Незадолго до окончания книги, на последних ее страницах, Ю. Олеша со светлой печалью размышляет о сложности человеческого восприятия собственной жизни и судьбы, и особенно их начала и конца. Он пишет, что его книга по ошибке может быть воспринята как некий набор этюдов, фрагментов, отдельных кусочков, но в действительности она является воплощением единого сюжета, и сюжета не просто закругленного, но экзистенциально чрезвычайно глубокого.
Человек жил и дожил до старости. Вот этот сюжет. Сюжет интересный, даже фантастический. В самом деле, в том, чтобы дожить до старости, есть фантастика. Я вовсе не острю. Ведь я мог и не дожить, не правда ли? Но я дожил, и фантастика в том, что мне как будто меня показывают. Так как с ощущением «я живу» ничего не происходит и оно остается таким же, каким было в младенчестве, то этим ощущением я воспринимаю себя, старого, по-прежнему молодо, свежо, и этот старик необычайно уж нов для меня — ведь, повторяю, я мог и не увидеть этого старика, во всяком случае, много-много лет не думал о том, что увижу. И вдруг на молодого меня, который внутри и снаружи, в зеркале, смотрит старик, фантастика! Театр! Когда, отходя от зеркала, я ложусь на диван, я не думаю о себе, что я тот, которого я только что видел. Нет, я лежу в качестве того же «я», который лежал, когда я был мальчиком. А тот остался в зеркале. Теперь нас двое, я и тот. В молодости я тоже менялся, но незаметно, оставаясь всю сердцевину жизни почти одним и тем же. А тут такая резкая перемена, совсем другой.
— Здравствуй, кто ты?
— Я — ты.
— Неправда.
Я иногда даже хохочу. И тот, в зеркале, хохочет. Я хохочу до слез. И тот, в зеркале, плачет.

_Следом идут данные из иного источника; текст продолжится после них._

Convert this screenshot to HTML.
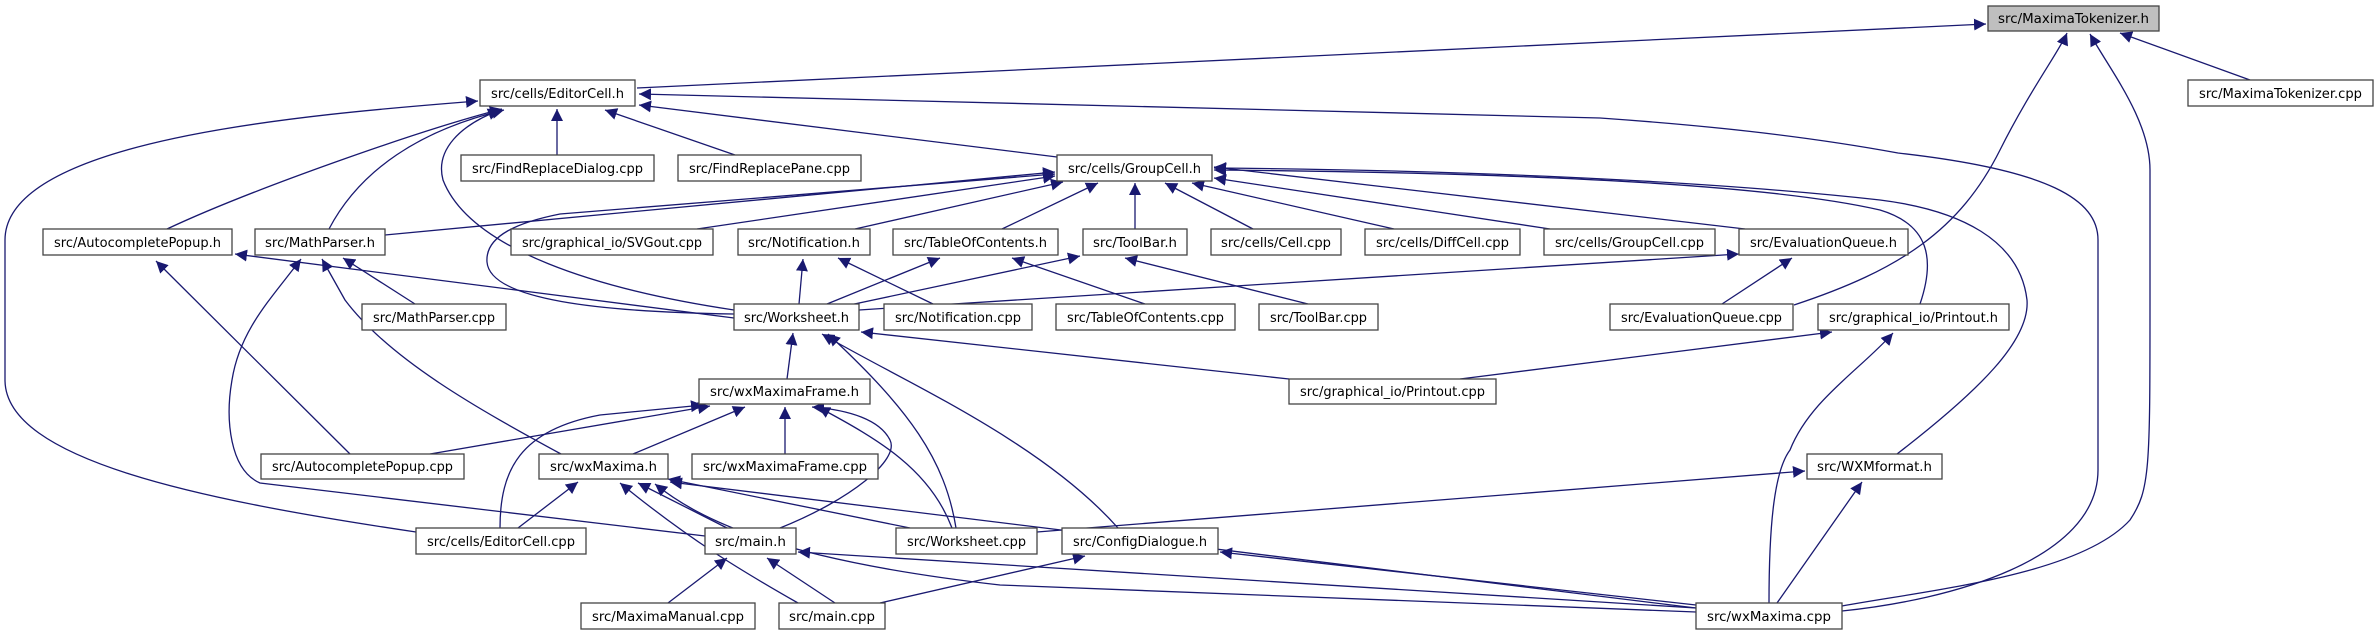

Вот какой фантастический сюжет![148]
Проникновенно и тонко умирающий писатель ощущает единомножие человеческого «я», его трансцендентную и одновременно неистребимо целостную экзистенциальную сущность. Единство личности сохраняется на протяжении всей человеческой жизни не только в восприятии всего нового в себе как своего, но и в почти телесном ощущении присутствия в себе того ребенка, который впервые отделил себя от мира, проведя границу между «Я» и «не-Я». Кажется, только вчера он впервые, услышал, как падающие осенние листья скрипят, как остовы кораблей. Сознание только родилось, и вот оно уже стоит на грани угасания, меркнут краски, гаснут звуки, стираются впечатления. И все это надо понять, осмыслить и прочувствовать. Более чем вероятно, что с этим сталкивается каждый человек, но внятно, «словами» об этом может рассказать только писатель, настоящий писатель. Ю. Олеша, всегда осмысливавший реальную действительность, или «внешнюю среду», как он говорит, «заведующую» им, через художественные образы, подводя итог своей жизни, вдруг приходит к скупым и простым бинарным схемам. Мир для него был картиной или чередой картин, образов, в основном зрительных, реже — слуховых. Теперь с необыкновенной ясностью и четкостью на первый план выходит некая структурная модель, асимметричная бинарная оппозиция, части которой гармонизированы медитативной единицей, и эта медитативная единица — смех. Старик умирает, и он умрет обязательно. Мальчик, который смотрит на него в зеркало, смеется и смехом утверждает бессмертие человеческой личности. Старик, глядя на него, плачет, мучительно переживая грядущую смерть индивида. Индивид действительно смертен, и смертен окончательно. Человеческая личность может продолжать существовать в сознании других. Старик оплакивает неизбежный разрыв индивида и личности.
Чтобы быть индивидом, достаточно родиться, и в самом начале книги Ю. Олеша или действительно пытается вспомнить и вспоминает, или ему кажется, что он способен вспомнить некие расплывчатые, телесные, на уровне ощущений образы, которые наполняли его до того момента, когда впервые возникла граница, отделившая его «Я» от его ощущений, граница, на которой начинается личность. Для того, чтобы стать личностью, нужно иметь смелость ей быть. И мальчик, и старик — это реальность и жизни, и сознания. На пороге их расставания старик плачет, потому что только он понимает, что новая встреча невозможна.
Смех держит оппозицию рождения и умирания, жизни и смерти, тьмы и света (образ солнечного луча у Ю. Олеши), умирающего старика и бессмертного мальчика. Так писатель в конце своей книги выводит формулу личностного и творческого бессмертия.
Как мы уже говорили, Аристотель оказался прав. Человек — единственное существо на Земле, способное смеяться. Мало того, человеческое сознание и смех — ровесники. Человека из высокоорганизованного животного «сотворило» изменившееся в результате мутации, ставшее бинарным информационное поле. Смех же возник как аффективная судорожная реакция организма на внутреннее напряжение, порожденное двойным посланием.